Funds vs. Trusts: A Comparison of Trust Funds, Mutual Funds, and Hedge Funds

In capital markets, investors have various options such as trust funds, mutual funds, and hedge funds. Each of these tools has its own characteristics, suitable for different investment strategies and financial goals. Below, we compare these three tools from various aspects, focusing on highlighting the unique advantages of trust funds in asset protection, wealth transfer, and long-term management.
1. Trust Funds: Core Tool for Long-term Asset Management
Trust funds differ from other types of funds in that they are not just investment vehicles but are designed for long-term wealth management and asset transfer through a legal framework. Trust funds are managed by trustees who execute financial arrangements according to the instructions of the settlor.
Key Advantages:
- Asset Protection: Trust funds can isolate assets from personal property, protecting them from liabilities, legal disputes, or other risks.
- Flexible Wealth Transfer: Trust funds allow the settlor to set rules for wealth distribution, ensuring orderly transfer across generations.
- Long-term Management: Trust funds are managed by professional trustees who ensure that assets are effectively maintained and grow over time.
2. Mutual Funds: Popular Investment Option
Mutual funds are designed for ordinary investors, pooling their money to invest in a diversified range of assets to reduce risk.
Key Features:
- Diversified Investment: By investing in a range of assets, mutual funds reduce the impact of individual asset fluctuations on the overall portfolio.

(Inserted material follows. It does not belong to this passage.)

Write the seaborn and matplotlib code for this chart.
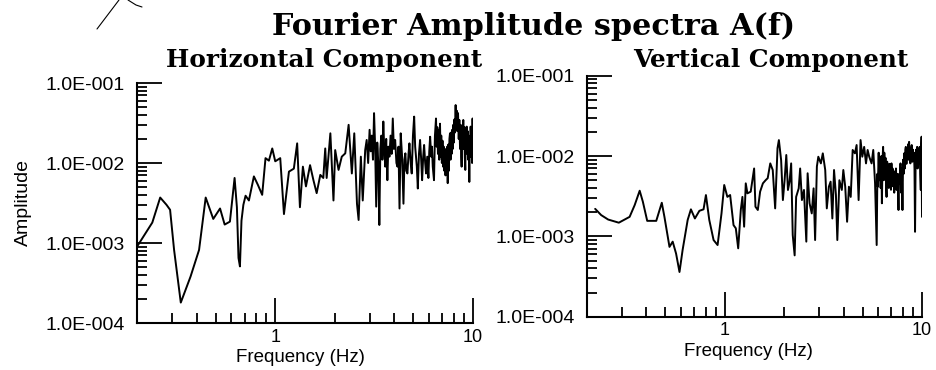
import numpy as np
import pandas as pd
import matplotlib
matplotlib.use("Agg")
import matplotlib.pyplot as plt
import seaborn as sns
from matplotlib.ticker import FixedLocator, FixedFormatter, NullFormatter
from matplotlib.lines import Line2D

# ---------------- data ----------------
h_freq = [0.200, 0.239, 0.262, 0.282, 0.294, 0.308, 0.333, 0.373, 0.412, 0.445,
          0.486, 0.526, 0.555, 0.590, 0.623, 0.640, 0.652, 0.663, 0.675, 0.690,
          0.708, 0.736, 0.780, 0.818, 0.859, 0.893, 0.929, 0.966, 1.00, 1.06,
          1.107, 1.173, 1.242, 1.291, 1.333, 1.38, 1.43, 1.50, 1.56, 1.62,
          1.69, 1.75, 1.79, 1.82, 1.90, 1.97, 2.01, 2.09, 2.17, 2.26,
          2.35, 2.44, 2.51, 2.59, 2.64, 2.71, 2.77, 2.85, 2.90, 2.95,
          3.00, 3.04, 3.08, 3.12, 3.16, 3.20, 3.24, 3.28, 3.32, 3.36,
          3.40, 3.44, 3.48, 3.52, 3.56, 3.60, 3.64, 3.69, 3.73, 3.78,
          3.83, 3.88, 3.93, 3.98, 4.04, 4.10, 4.15, 4.20, 4.25, 4.31,
          4.38, 4.45, 4.50, 4.55, 4.60, 4.66, 4.72, 4.77, 4.84, 4.90,
          4.97, 5.04, 5.10, 5.15, 5.20, 5.26, 5.33, 5.40, 5.47, 5.53,
          5.60, 5.66, 5.73, 5.79, 5.87, 5.95, 6.01, 6.07, 6.15, 6.20,
          6.26, 6.35, 6.42, 6.50, 6.55, 6.60, 6.65, 6.70, 6.75, 6.81,
          6.86, 6.91, 6.96, 7.01, 7.06, 7.11, 7.16, 7.21, 7.26, 7.31,
          7.36, 7.41, 7.45, 7.50, 7.55, 7.60, 7.65, 7.70, 7.75, 7.80,
          7.85, 7.90, 7.95, 8.00, 8.05, 8.10, 8.17, 8.22, 8.28, 8.33,
          8.40, 8.47, 8.53, 8.60, 8.66, 8.72, 8.76, 8.82, 8.88, 8.93,
          8.98, 9.04, 9.09, 9.14, 9.20, 9.25, 9.29, 9.34, 9.40, 9.45,
          9.51, 9.58, 9.64, 9.69, 9.73, 9.78, 9.84, 9.90, 9.95, 10.0]
h_amp = [9.0e-4, 1.8e-3, 3.7e-3, 3.0e-3, 2.6e-3, 8.2e-4, 1.8e-4, 3.8e-4, 8.2e-4, 3.7e-3,
         2.0e-3, 2.7e-3, 1.7e-3, 1.85e-3, 6.5e-3, 2.8e-3, 6.5e-4, 5.1e-4, 1.9e-3, 3.0e-3,
         3.9e-3, 3.4e-3, 6.8e-3, 5.3e-3, 4.0e-3, 1.15e-2, 1.07e-2, 1.52e-2, 1.05e-2, 1.15e-2,
         2.3e-3, 7.8e-3, 8.5e-3, 1.76e-2, 2.8e-3, 9.0e-3, 5.1e-3, 9.4e-3, 6.1e-3, 4.2e-3,
         7.1e-3, 6.5e-3, 1.52e-2, 6.5e-3, 2.35e-2, 3.4e-3, 1.45e-2, 8.2e-3, 1.2e-2, 1.32e-2,
         3.0e-2, 7.4e-3, 2.35e-2, 3.1e-3, 1.94e-3, 1.2e-2, 3.4e-3, 1.45e-2, 1.94e-2, 1.0e-2,
         2.6e-2, 1.4e-2, 2.2e-2, 1.1e-2, 4.2e-2, 1.6e-2, 2.85e-3, 1.8e-2, 1.0e-2, 1.68e-3,
         1.5e-2, 2.2e-2, 1.1e-2, 3.3e-2, 1.4e-2, 9.0e-3, 2.0e-2, 6.1e-3, 1.6e-2, 1.2e-2,
         2.2e-2, 1.3e-2, 3.6e-2, 1.5e-2, 1.94e-2, 1.0e-2, 9.0e-3, 1.6e-2, 2.7e-3, 2.35e-2,
         1.2e-2, 3.1e-3, 1.1e-2, 1.32e-2, 8.0e-3, 7.4e-3, 1.3e-2, 1.76e-2, 1.0e-2, 7.4e-3,
         2.2e-2, 3.8e-2, 1.6e-2, 1.2e-2, 9.0e-3, 4.8e-3, 1.3e-2, 1.94e-2, 1.1e-2, 6.1e-3,
         1.2e-2, 1.68e-2, 1.0e-2, 7.4e-3, 1.2e-2, 6.5e-3, 1.4e-2, 2.13e-2, 1.2e-2, 1.6e-2,
         9.0e-3, 6.1e-3, 2.2e-2, 3.6e-2, 1.6e-2, 2.8e-2, 1.3e-2, 2.6e-2, 1.1e-2, 3.1e-2,
         1.2e-2, 2.2e-2, 1.0e-2, 1.9e-2, 9.0e-3, 1.6e-2, 8.0e-3, 1.4e-2, 7.0e-3, 1.5e-2,
         8.2e-3, 1.6e-2, 5.6e-3, 1.7e-2, 8.0e-3, 2.0e-2, 2.35e-2, 1.1e-2, 2.4e-2, 1.3e-2,
         2.6e-2, 1.5e-2, 3.0e-2, 1.8e-2, 3.5e-2, 2.4e-2, 5.3e-2, 3.0e-2, 4.5e-2, 2.5e-2,
         4.2e-2, 2.0e-2, 3.45e-2, 1.5e-2, 3.0e-2, 1.2e-2, 9.0e-3, 2.5e-2, 1.6e-2, 3.45e-2,
         1.5e-2, 2.8e-2, 1.2e-2, 8.2e-3, 2.4e-2, 1.4e-2, 2.85e-2, 1.3e-2, 2.5e-2, 1.1e-2,
         2.2e-2, 5.8e-3, 2.0e-2, 1.2e-2, 2.85e-2, 1.4e-2, 2.6e-2, 1.0e-2, 3.6e-2, 1.5e-2]

v_freq = [0.220, 0.236, 0.256, 0.290, 0.329, 0.349, 0.370, 0.384, 0.404, 0.449,
          0.479, 0.494, 0.524, 0.544, 0.566, 0.589, 0.611, 0.648, 0.673, 0.705,
          0.743, 0.780, 0.802, 0.834, 0.877, 0.919, 0.962, 0.993, 1.03, 1.064,
          1.107, 1.137, 1.169, 1.205, 1.228, 1.253, 1.277, 1.302, 1.353, 1.408,
          1.43, 1.47, 1.51, 1.56, 1.61, 1.65, 1.70, 1.75, 1.80, 1.85,
          1.88, 1.93, 1.97, 2.01, 2.05, 2.09, 2.13, 2.17, 2.21, 2.26,
          2.30, 2.37, 2.41, 2.46, 2.52, 2.59, 2.63, 2.69, 2.76, 2.82,
          2.87, 2.93, 2.98, 3.07, 3.14, 3.23, 3.29, 3.37, 3.44, 3.51,
          3.58, 3.66, 3.72, 3.81, 3.92, 3.99, 4.08, 4.17, 4.26, 4.35,
          4.45, 4.57, 4.66, 4.77, 4.88, 4.98, 5.09, 5.20, 5.30, 5.40,
          5.55, 5.66, 5.78, 5.89, 5.94, 5.97, 6.03, 6.07, 6.11, 6.17,
          6.22, 6.26, 6.31, 6.35, 6.40, 6.44, 6.48, 6.53, 6.57, 6.61,
          6.66, 6.70, 6.74, 6.79, 6.83, 6.87, 6.92, 6.96, 7.00, 7.05,
          7.09, 7.14, 7.19, 7.23, 7.28, 7.33, 7.38, 7.43, 7.48, 7.54,
          7.60, 7.66, 7.72, 7.78, 7.84, 7.90, 7.96, 8.02, 8.07, 8.12,
          8.18, 8.23, 8.28, 8.34, 8.39, 8.44, 8.50, 8.55, 8.60, 8.66,
          8.73, 8.80, 8.87, 8.94, 9.00, 9.04, 9.10, 9.16, 9.22, 9.28,
          9.33, 9.38, 9.45, 9.50, 9.55, 9.62, 9.68, 9.73, 9.79, 9.86,
          9.90, 9.95, 10.0]
v_amp = [2.2e-3, 1.84e-3, 1.62e-3, 1.48e-3, 1.75e-3, 2.45e-3, 3.7e-3, 2.7e-3, 1.56e-3, 1.56e-3,
         2.62e-3, 1.75e-3, 7.4e-4, 8.6e-4, 6.1e-4, 3.6e-4, 6.8e-4, 1.6e-3, 2.17e-3, 1.67e-3,
         2.08e-3, 2.17e-3, 3.27e-3, 1.6e-3, 9.0e-4, 7.8e-4, 1.93e-3, 4.36e-3, 3.1e-3, 3.27e-3,
         1.38e-3, 1.26e-3, 7.1e-4, 2.13e-3, 3.1e-3, 1.32e-3, 4.57e-3, 3.43e-3, 3.6e-3, 7.0e-3,
         2.34e-3, 2.13e-3, 3.6e-3, 4.57e-3, 5.0e-3, 5.3e-3, 8.1e-3, 6.7e-3, 2.23e-3, 1.25e-2,
         1.58e-2, 8.9e-3, 2.83e-3, 5.0e-3, 1.03e-2, 3.78e-3, 4.8e-3, 8.1e-3, 1.04e-3, 5.8e-4,
         3.1e-3, 3.96e-3, 7.0e-3, 2.83e-3, 3.78e-3, 8.6e-4, 6.1e-3, 2.58e-3, 1.93e-3, 3.96e-3,
         9.0e-4, 7.4e-3, 9.8e-3, 8.1e-3, 1.08e-2, 6.7e-3, 2.23e-3, 4.15e-3, 4.8e-3, 1.67e-3,
         6.7e-3, 3.27e-3, 9.0e-4, 5.0e-3, 3.78e-3, 6.7e-3, 4.15e-3, 1.52e-3, 4.15e-3, 3.1e-3,
         1.19e-2, 1.08e-2, 1.37e-2, 2.83e-3, 1.58e-2, 9.8e-3, 1.3e-2, 8.1e-3, 1.19e-2, 9.8e-3,
         8.1e-3, 1.19e-2, 4.57e-3, 7.8e-4, 6.0e-3, 4.15e-3, 1.1e-2, 5.0e-3, 8.9e-3, 4.0e-3,
         1.0e-2, 2.58e-3, 9.0e-3, 1.3e-2, 5.0e-3, 1.1e-2, 6.7e-3, 9.5e-3, 4.5e-3, 3.1e-3,
         8.5e-3, 4.5e-3, 7.4e-3, 4.0e-3, 8.0e-3, 4.15e-3, 7.0e-3, 3.8e-3, 8.1e-3, 4.2e-3,
         7.0e-3, 4.57e-3, 6.5e-3, 3.5e-3, 6.1e-3, 4.0e-3, 7.0e-3, 3.78e-3, 6.0e-3, 4.5e-3,
         2.13e-3, 6.0e-3, 4.5e-3, 8.1e-3, 3.5e-3, 7.0e-3, 2.13e-3, 9.0e-3, 6.0e-3, 1.08e-2,
         7.0e-3, 1.2e-2, 1.3e-2, 8.0e-3, 1.2e-2, 9.8e-3, 1.4e-2, 9.0e-3, 1.5e-2, 1.0e-2,
         8.1e-3, 1.2e-2, 1.37e-2, 8.5e-3, 1.2e-2, 9.8e-3, 1.1e-2, 7.0e-3, 1.14e-3, 8.0e-3,
         1.2e-2, 9.8e-3, 1.3e-2, 7.0e-3, 8.1e-3, 1.2e-2, 8.0e-3, 1.3e-2, 6.0e-3, 3.78e-3,
         1.2e-2, 1.74e-2, 1.75e-3]

main_title = "Fourier Amplitude spectra A(f)"
panel_titles = ["Horizontal Component", "Vertical Component"]
ytick_values = [1e-4, 1e-3, 1e-2, 1e-1]
ytick_labels = ["1.0E-004", "1.0E-003", "1.0E-002", "1.0E-001"]
xtick_values = [1, 10]
xtick_labels = ["1", "10"]
x_minor = [0.3, 0.4, 0.5, 0.6, 0.7, 0.8, 0.9, 2, 3, 4, 5, 6, 7, 8, 9]
y_minor = [m * d for d in [1e-4, 1e-3, 1e-2] for m in range(2, 10)]
x_label = "Frequency (Hz)"
y_label = "Amplitude"

# ---------------- figure ----------------
sns.set_theme(style="white")
plt.rcParams['font.family'] = ['Liberation Sans', 'DejaVu Sans']

W, H = 936, 370
fig = plt.figure(figsize=(W / 100, H / 100), dpi=100)
fig.patch.set_facecolor("white")

ax1 = fig.add_axes([137 / W, 1 - 323 / H, 336 / W, 240 / H])
ax2 = fig.add_axes([587 / W, 1 - 316.7 / H, 335 / W, 241 / H])

dfs = [pd.DataFrame({"f": h_freq, "a": h_amp}),
       pd.DataFrame({"f": v_freq, "a": v_amp})]

for ax, df in zip([ax1, ax2], dfs):
    ax.set_facecolor("white")
    sns.lineplot(data=df, x="f", y="a", ax=ax, color="black", linewidth=1.4,
                 estimator=None, sort=False)
    ax.set_xscale("log")
    ax.set_yscale("log")
    ax.set_xlim(0.2, 10)
    ax.set_ylim(1e-4, 1e-1)
    for s in ["top", "right"]:
        ax.spines[s].set_visible(False)
    for s in ["left", "bottom"]:
        ax.spines[s].set_visible(True)
        ax.spines[s].set_color("black")
        ax.spines[s].set_linewidth(1.5)
    ax.xaxis.set_major_locator(FixedLocator(xtick_values))
    ax.xaxis.set_major_formatter(FixedFormatter(xtick_labels))
    ax.xaxis.set_minor_locator(FixedLocator(x_minor))
    ax.xaxis.set_minor_formatter(NullFormatter())
    ax.yaxis.set_major_locator(FixedLocator(ytick_values))
    ax.yaxis.set_major_formatter(FixedFormatter(ytick_labels))
    ax.yaxis.set_minor_locator(FixedLocator(y_minor))
    ax.yaxis.set_minor_formatter(NullFormatter())
    ax.tick_params(which="both", direction="in", colors="black",
                   bottom=True, left=True, top=False, right=False)
    ax.tick_params(which="major", length=18, width=1.3)
    ax.tick_params(which="minor", length=7.5, width=1.3)
    ax.tick_params(axis="x", which="major", labelsize=13, pad=4)
    ax.tick_params(axis="y", which="major", labelsize=14, pad=8.5)
    ax.set_xlabel(x_label, fontsize=13.5, color="black")
    ax.set_ylabel("")
    ax.grid(False)

ax1.xaxis.set_label_coords(0.485, -0.108)
ax2.xaxis.set_label_coords(0.482, -0.108)
ax1.set_ylabel(y_label, fontsize=14, color="black")
ax1.yaxis.set_label_coords(-0.312, 0.5)

# titles
serif = ["DejaVu Serif"]
fig.text(534 / W, 1 - 35 / H, main_title, ha="center", va="baseline",
         fontsize=21.8, fontweight="bold", family=serif, color="black")
fig.text(324 / W, 1 - 67 / H, panel_titles[0], ha="center", va="baseline",
         fontsize=17.8, fontweight="bold", family=serif, color="black")
fig.text(771 / W, 1 - 67 / H, panel_titles[1], ha="center", va="baseline",
         fontsize=17.8, fontweight="bold", family=serif, color="black")

# fragment of a logo at the top-left corner
fig.add_artist(Line2D([97 / W, 119 / W], [1 - 29 / H, 1.0], color="black",
                      linewidth=0.8, transform=fig.transFigure))
fig.add_artist(Line2D([128 / W, 136 / W, 142 / W], [1.0, 1 - 5 / H, 1 - 7 / H],
                      color="black", linewidth=0.8, transform=fig.transFigure))

fig.savefig("out.png", dpi=100, facecolor="white")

- High Liquidity: Investors can typically redeem fund units flexibly, making them suitable for those who prefer high liquidity.
- Low Entry Barrier: Mutual funds generally have a low investment threshold, making them accessible to the general public.
3. Hedge Funds: Flexible Tool for High Net Worth Investors
Hedge funds often pursue high returns through leverage and diversified strategies, making them suitable for investors willing to take on higher risks.
Key Features:
- High Return Potential: Hedge funds use complex strategies, including derivatives, leverage, and short selling, to seek absolute returns.
- High Risk: The use of leverage amplifies both potential returns and losses, increasing the risk.
- Expensive Fees: Hedge funds typically charge higher management fees and performance-based compensation, making them less accessible to ordinary investors.
Unique Value of Trust Funds
Compared to mutual funds and hedge funds, trust funds offer irreplaceable advantages. They are not only investment tools but also solutions for long-term asset management and wealth transfer. Through legal protection and flexible wealth distribution mechanisms, trust funds become essential tools for high-net-worth individuals and families planning for the future.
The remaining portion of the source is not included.